Russetville, KY (GlossyNews) — Voting with their fists, the students of Dick Armey Middle School in Russetville, Kentucky have elected Denny Flutcher their Jesus Figure. The results of the one-sided election were obvious last afternoon, when Jesus figure runner-up, Leo Stinsky, was seen alongside a group of other boys beating Flutcher to a pulp.
Even the teachers are in on it now that it’s in the open and the election is finally over. Most turn their back when they see the religious ceremony begin. It usually starts with a push, or maybe a kick, then a hard shove followed by a right cross directly to Flutcher’s face. All the sins, insecurity, fear, shame and guilt of early adolescence are bestowed upon Flutcher for up to eight hours daily, saving the perpetrators from tarnation.
In a conversation with the school counselor, who is well aware of the latest election results, I asked, “What is this all about? You are all adults-You can see this happening.”
The counselor replied that, “An ignorant society that’s running on base instincts must have a scapegoat, or a Jesus figure, to place their fear of the unknown. But in this case, the conduit for laying sins on the Jesus is violence instead of prayer. There is not much we can do but watch. It is actually better that we have a Jesus figure. It creates structure. Things get chaotic when society searches for another one. And nobody wants to be the Jesus in a middle school, including me. Only a crazy person would want to be Jesus.”

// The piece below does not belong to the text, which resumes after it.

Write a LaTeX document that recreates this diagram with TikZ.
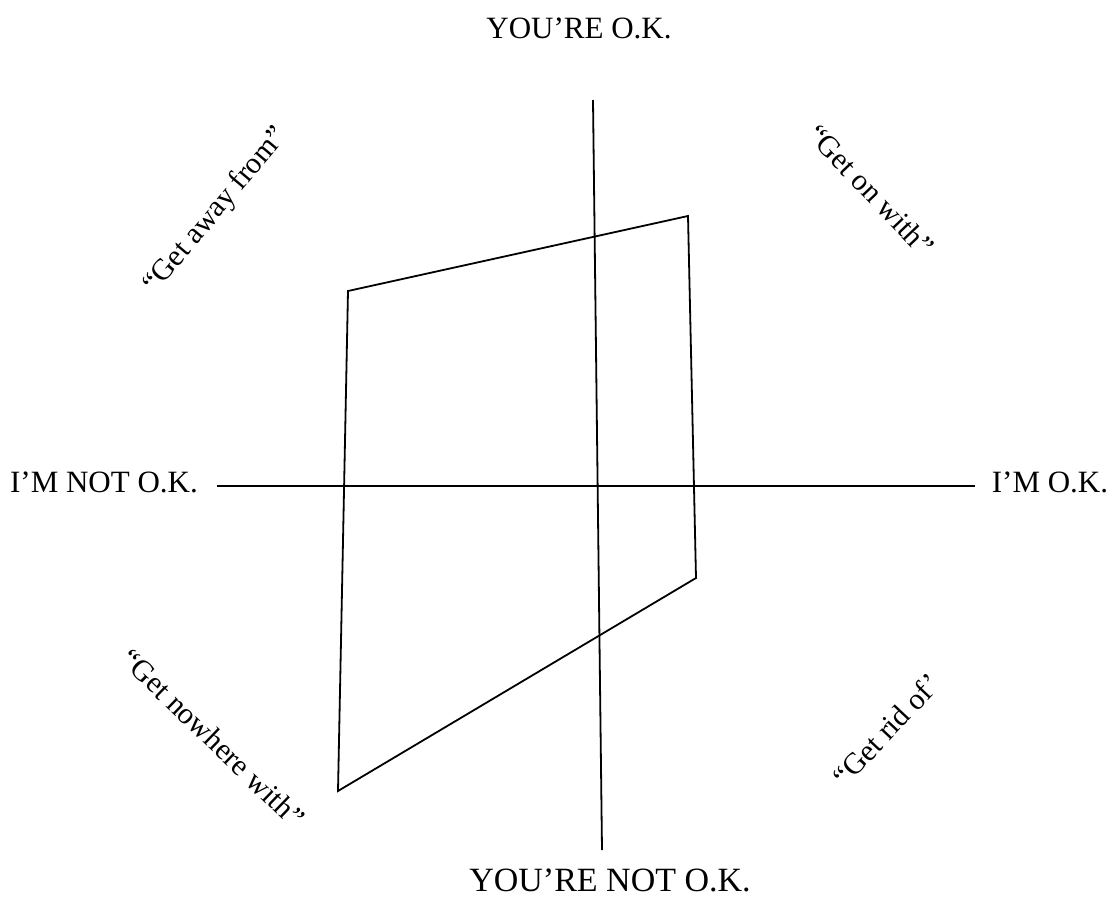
\documentclass[tikz,border=0pt]{standalone}
\usepackage{fontspec}
\setmainfont{Liberation Serif}
\begin{document}
\begin{tikzpicture}[x=1pt,y=-1pt,
  axis/.style={line width=1.8pt},
  quad/.style={line width=1.8pt,line join=miter},
  lbl/.style={inner sep=0pt,font=\fontsize{31}{36}\selectfont},
  diag/.style={inner sep=0pt,font=\fontsize{30}{36}\selectfont}]
\useasboundingbox (0,0) rectangle (1117,899);
% axes
\coordinate (vt) at (593,100);
\coordinate (vb) at (602,850);
\coordinate (hl) at (217,486);
\coordinate (hr) at (975,486);
\draw[axis] (vt) -- (vb);
\draw[axis] (hl) -- (hr);
% quadrilateral
\coordinate (tl) at (348,291);
\coordinate (tr) at (688,216);
\coordinate (br) at (696,578);
\coordinate (bl) at (338,791);
\draw[quad] (tl) -- (tr) -- (br) -- (bl) -- cycle;
% axis labels
\node[lbl] (top) at (579,28) {YOU’RE O.K.};
\node[lbl,font=\fontsize{34}{40}\selectfont] (bottom) at (610,880) {YOU’RE NOT O.K.};
\node[lbl] (left) at (104,482) {I’M NOT O.K.};
\node[lbl] (right) at (1050,482) {I’M O.K.};
% diagonal labels
\node[diag,rotate=50] (away) at (216,211) {“Get away from”};
\node[diag,rotate=-46.5] (on) at (871,190) {“Get on with”};
\node[diag,rotate=-44] (nowhere) at (213,738) {“Get nowhere with”};
\node[diag,rotate=46.7] (rid) at (886,730) {“Get rid of’};
\end{tikzpicture}
\end{document}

She went on to say “You know, some of the worst perpetrators are kids of the most religious families in town. I guess those kids had the Jesus concept pounded into their heads for so long they don’t realize they’re physically acting it out. As long as people keep thinking like that without realizing what they’re doing, society-and middle schools-will be this way. My goodness, we’ve built huge monuments to this behavior called churches and it’s the root of our entire capitalist structure. Someone must lose. And someone must go to hell. And we’ll always need a scapegoat for our insecurity and fear. Or a Jesus, like poor Denny.”
As lunchtime arrives, the Passion of Denny Flutcher is evident as he alone walks the gauntlet to the cafeteria. Students line both sides of the hall to spit on him, call him names and strike or kick him if he gets close enough. The twelve or so students who feel sorry for him fail to speak out lest they become targets themselves.
Next week Denny Flutcher is coming to school with a pistol and is going to kill as many students who bullied him as possible. He’ll be a remembered as a really bad person while his tormentors will be recognized for the good Christians they were, because after all, Jesus is supposed to take it-isn’t that how the story goes?